▸ Material shown
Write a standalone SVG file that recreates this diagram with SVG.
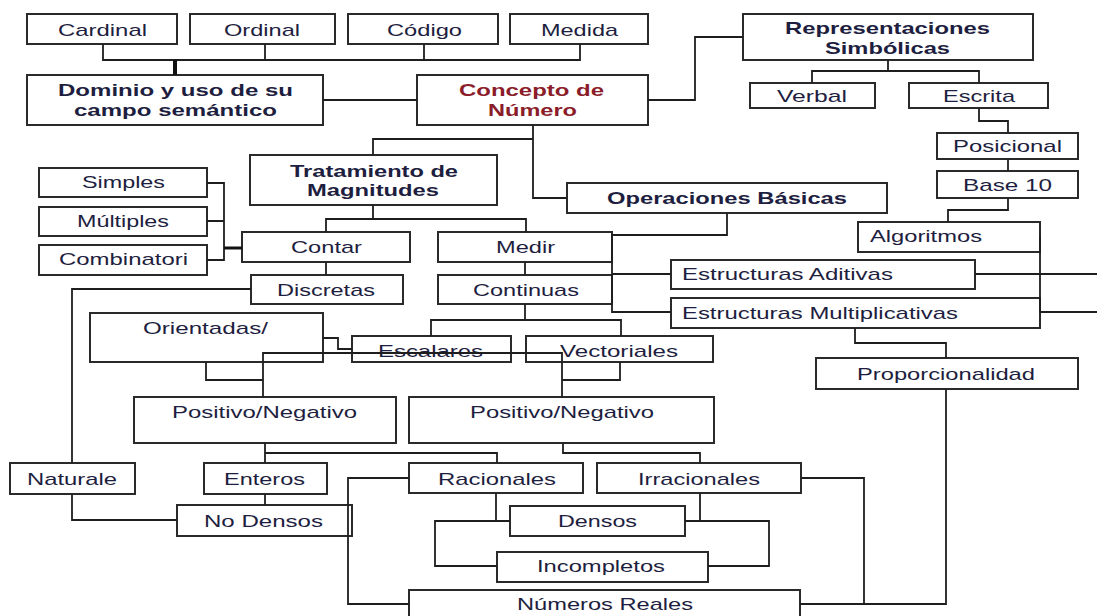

...

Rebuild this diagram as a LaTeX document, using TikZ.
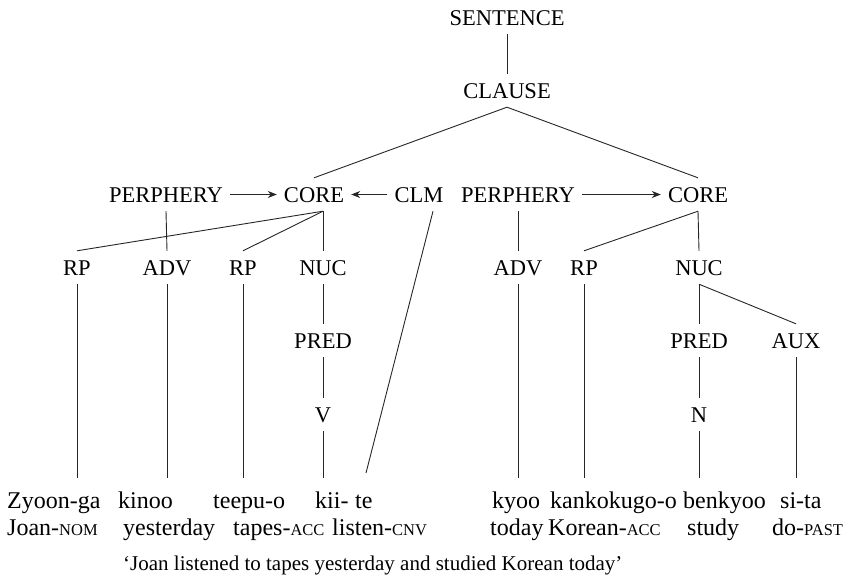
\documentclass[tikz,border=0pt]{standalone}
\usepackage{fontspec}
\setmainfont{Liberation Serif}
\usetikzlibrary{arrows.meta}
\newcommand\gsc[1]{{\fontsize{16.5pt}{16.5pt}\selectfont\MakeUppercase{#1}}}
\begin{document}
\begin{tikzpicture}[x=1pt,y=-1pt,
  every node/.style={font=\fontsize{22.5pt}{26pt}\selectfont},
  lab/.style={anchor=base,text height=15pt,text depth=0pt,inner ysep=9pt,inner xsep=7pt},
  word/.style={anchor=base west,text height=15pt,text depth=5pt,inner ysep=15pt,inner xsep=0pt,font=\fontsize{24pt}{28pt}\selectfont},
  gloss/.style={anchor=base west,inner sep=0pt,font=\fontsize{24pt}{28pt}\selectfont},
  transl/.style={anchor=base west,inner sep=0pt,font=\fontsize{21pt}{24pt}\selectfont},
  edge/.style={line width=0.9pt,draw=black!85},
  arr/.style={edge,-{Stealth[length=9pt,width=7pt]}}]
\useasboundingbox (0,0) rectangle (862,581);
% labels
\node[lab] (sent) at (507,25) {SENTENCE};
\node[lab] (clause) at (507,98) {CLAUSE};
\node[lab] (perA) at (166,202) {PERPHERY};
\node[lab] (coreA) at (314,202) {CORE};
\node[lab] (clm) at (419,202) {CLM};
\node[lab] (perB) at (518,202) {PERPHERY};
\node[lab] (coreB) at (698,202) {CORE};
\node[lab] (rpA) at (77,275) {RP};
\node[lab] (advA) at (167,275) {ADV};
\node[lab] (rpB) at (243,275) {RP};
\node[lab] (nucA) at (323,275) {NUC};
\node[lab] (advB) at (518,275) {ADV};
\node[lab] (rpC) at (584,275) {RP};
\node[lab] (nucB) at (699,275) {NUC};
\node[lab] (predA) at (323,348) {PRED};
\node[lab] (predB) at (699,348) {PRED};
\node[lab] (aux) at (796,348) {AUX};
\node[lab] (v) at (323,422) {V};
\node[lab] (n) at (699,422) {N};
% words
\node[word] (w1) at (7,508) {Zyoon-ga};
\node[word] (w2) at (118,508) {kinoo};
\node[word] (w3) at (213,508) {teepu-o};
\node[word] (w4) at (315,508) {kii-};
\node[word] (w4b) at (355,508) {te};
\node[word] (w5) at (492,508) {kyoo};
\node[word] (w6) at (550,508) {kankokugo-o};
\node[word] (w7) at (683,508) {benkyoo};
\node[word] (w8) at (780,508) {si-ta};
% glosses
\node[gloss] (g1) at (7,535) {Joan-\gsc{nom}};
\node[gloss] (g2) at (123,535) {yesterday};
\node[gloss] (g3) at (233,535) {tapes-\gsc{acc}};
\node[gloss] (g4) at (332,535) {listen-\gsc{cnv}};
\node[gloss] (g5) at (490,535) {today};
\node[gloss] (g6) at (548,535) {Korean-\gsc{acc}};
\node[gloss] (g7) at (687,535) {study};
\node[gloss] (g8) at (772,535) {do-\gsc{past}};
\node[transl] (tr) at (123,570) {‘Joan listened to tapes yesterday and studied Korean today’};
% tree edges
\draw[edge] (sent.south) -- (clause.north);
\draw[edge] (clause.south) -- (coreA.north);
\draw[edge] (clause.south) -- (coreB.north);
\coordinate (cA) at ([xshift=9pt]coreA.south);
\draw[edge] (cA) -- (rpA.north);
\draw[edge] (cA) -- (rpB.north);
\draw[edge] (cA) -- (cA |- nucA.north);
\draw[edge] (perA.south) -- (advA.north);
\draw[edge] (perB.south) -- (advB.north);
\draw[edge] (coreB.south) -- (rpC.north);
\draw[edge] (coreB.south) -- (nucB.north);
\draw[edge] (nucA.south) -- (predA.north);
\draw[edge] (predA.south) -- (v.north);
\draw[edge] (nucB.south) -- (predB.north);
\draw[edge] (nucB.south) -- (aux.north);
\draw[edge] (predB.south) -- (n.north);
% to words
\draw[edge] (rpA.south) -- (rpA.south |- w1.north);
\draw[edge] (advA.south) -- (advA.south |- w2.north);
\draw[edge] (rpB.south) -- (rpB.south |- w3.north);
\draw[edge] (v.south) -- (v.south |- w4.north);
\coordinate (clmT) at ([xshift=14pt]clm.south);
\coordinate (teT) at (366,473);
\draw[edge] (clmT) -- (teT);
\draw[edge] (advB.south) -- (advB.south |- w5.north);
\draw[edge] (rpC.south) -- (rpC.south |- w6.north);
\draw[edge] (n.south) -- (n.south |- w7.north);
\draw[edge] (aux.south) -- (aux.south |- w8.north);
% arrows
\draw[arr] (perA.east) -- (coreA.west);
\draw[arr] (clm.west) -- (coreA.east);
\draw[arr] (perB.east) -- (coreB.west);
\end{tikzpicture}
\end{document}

---

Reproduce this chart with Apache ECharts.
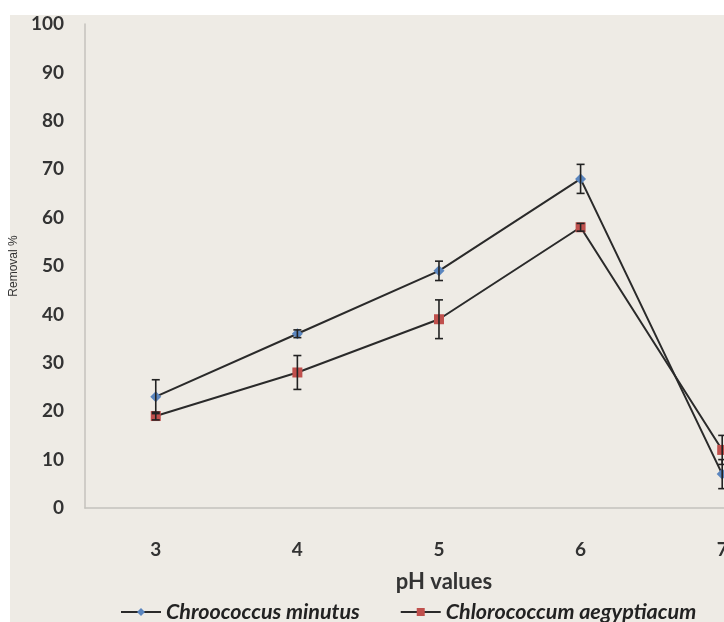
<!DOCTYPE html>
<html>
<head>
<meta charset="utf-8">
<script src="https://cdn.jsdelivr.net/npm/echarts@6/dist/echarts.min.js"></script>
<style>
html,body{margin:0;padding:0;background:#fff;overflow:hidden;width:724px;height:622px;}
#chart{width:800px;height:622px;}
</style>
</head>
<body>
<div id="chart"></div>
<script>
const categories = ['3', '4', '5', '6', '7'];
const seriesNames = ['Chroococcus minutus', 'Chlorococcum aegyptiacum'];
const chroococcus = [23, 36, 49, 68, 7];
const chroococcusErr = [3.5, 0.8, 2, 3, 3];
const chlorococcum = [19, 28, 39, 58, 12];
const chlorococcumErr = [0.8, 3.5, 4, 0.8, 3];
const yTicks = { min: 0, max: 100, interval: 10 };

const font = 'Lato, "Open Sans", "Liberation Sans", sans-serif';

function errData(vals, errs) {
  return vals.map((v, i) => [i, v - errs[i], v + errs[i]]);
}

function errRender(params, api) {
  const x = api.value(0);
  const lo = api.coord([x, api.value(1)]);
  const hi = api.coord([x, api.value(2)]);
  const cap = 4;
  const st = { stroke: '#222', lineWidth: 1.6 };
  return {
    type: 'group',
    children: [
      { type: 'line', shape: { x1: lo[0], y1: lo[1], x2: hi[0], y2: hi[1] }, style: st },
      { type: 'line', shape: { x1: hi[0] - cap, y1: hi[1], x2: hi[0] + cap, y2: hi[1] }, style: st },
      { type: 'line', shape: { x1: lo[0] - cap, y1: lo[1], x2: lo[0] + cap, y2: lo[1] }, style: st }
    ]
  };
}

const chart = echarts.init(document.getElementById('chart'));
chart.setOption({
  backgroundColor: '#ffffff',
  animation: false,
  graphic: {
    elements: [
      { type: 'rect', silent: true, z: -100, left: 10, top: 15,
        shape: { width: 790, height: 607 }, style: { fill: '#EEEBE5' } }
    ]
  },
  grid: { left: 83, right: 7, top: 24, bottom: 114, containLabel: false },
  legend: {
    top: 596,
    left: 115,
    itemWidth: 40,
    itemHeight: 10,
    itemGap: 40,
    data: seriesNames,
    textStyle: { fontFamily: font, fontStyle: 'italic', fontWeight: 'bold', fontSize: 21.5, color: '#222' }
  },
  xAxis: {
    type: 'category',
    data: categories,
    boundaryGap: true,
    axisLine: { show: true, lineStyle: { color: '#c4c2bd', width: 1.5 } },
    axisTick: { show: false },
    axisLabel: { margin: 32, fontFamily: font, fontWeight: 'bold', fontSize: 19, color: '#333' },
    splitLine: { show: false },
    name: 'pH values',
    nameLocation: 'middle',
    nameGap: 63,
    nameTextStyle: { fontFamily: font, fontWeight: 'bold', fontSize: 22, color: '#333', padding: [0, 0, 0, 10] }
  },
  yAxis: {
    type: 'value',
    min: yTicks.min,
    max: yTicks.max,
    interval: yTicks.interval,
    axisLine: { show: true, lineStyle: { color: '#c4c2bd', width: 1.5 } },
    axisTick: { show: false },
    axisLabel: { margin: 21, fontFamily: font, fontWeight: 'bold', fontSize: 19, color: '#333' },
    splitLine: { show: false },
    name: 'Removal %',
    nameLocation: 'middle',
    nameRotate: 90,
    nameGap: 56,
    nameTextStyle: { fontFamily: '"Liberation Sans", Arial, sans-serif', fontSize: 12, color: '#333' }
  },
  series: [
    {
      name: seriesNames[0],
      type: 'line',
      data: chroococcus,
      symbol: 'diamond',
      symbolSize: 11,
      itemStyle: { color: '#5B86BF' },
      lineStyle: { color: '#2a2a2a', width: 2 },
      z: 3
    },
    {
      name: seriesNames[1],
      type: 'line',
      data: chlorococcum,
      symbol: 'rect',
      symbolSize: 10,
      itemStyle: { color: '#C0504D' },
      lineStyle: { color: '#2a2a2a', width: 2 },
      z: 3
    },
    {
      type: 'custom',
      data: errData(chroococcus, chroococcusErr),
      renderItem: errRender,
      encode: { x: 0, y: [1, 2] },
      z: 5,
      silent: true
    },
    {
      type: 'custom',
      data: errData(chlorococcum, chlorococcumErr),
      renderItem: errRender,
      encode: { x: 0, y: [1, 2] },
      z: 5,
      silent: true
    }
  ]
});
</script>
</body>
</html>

▸ Exercise instructions
Check every line for "with" and show the ones that have it.

▸ Correct result
Write a standalone SVG file that recreates this diagram with SVG.
Reproduce this chart with Apache ECharts.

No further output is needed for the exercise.